Beaucoup moins occupés sont les gendarmes. Étrange, n’est-ce pas ? mais c’est ainsi : les crimes sont rares au pays des criminels.

La maréchaussée se distrait de son inaction en allant à la chasse aux perruches et aux pigeons verts ; elle a de plus l’agrément d’être fort bien logée et de jouir d’une vue superbe.

Pas grand’chose à dire des écoles primaires, dirigées par des congréganistes : les « petits pays chauds » ne font guère plus de fautes d’orthographe que les Occidentaux. Pourtant, j’ai éprouvé une sensation désagréable en voyant les enfans du commandant assis côte à côte avec des enfans délibérés et de condamnés ; l’excès en tout est un défaut, même s’il s’agit d’égalité et de fraternité. À la vérité, ces jeunes écoliers n’étaient pas mêlés aux autres pendant les heures de récréation où une femme reléguée les surveillait.


J’ai gardé pour la fin le « couvent, » autrement dit, en style officiel, la « maison de force et de correction pour les femmes. » C’est une construction basse, irrégulière, d’aspect renfrogné, entourée d’un mur lézardé. On traverse, pour arriver à la porte d’entrée, une cour où s’étiolent quelques arbres rabougris et au centre de laquelle s’élève un kiosque en treillis vert dont je vous révélerai tout à l’heure la bizarre fonction.

Une religieuse vient nous ouvrir et nous introduit dans un étroit parloir aux murs blanchis à la chaux : un crucifix, quelques images de piété, cinq ou six chaises de paille constituent le mobilier de cette pièce, la plus luxueuse de l’établissement.

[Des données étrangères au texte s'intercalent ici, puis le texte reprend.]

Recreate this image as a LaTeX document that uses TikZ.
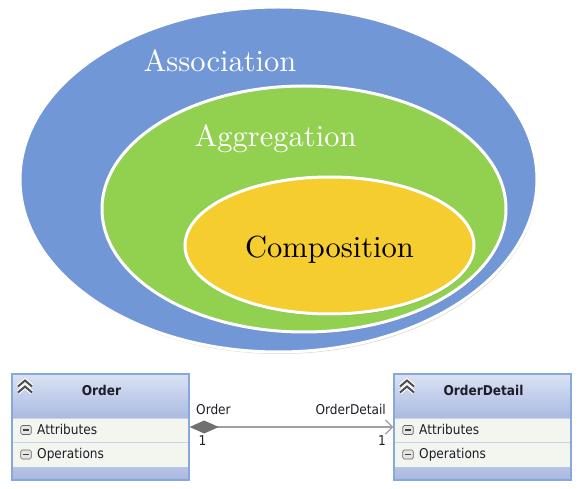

Quelques instans après, la supérieure arrive, suivie de son fidèle chef d’état-major, l’excellente sœur Agnès. Malgré son âge avancé, elle est très alerte ; des yeux pleins de bonté et aussi, parfois, de malice éclairent son visage franc et ouvert qu’encadre la cornette aux larges ailes blanches. Quant à la sœur Agnès, c’est la gaîté en personne. Du reste, toutes les religieuses attachées au « couvent » de Bourail ont, — comment dirai-je ? — l’air « bon enfant. » L’habit de l’ordre de Saint-Joseph de Cluny semble les avoir laissées femmes : elles ignorent les circonlocutions, les lèvres pincées, les yeux baissés et le ton doucereux.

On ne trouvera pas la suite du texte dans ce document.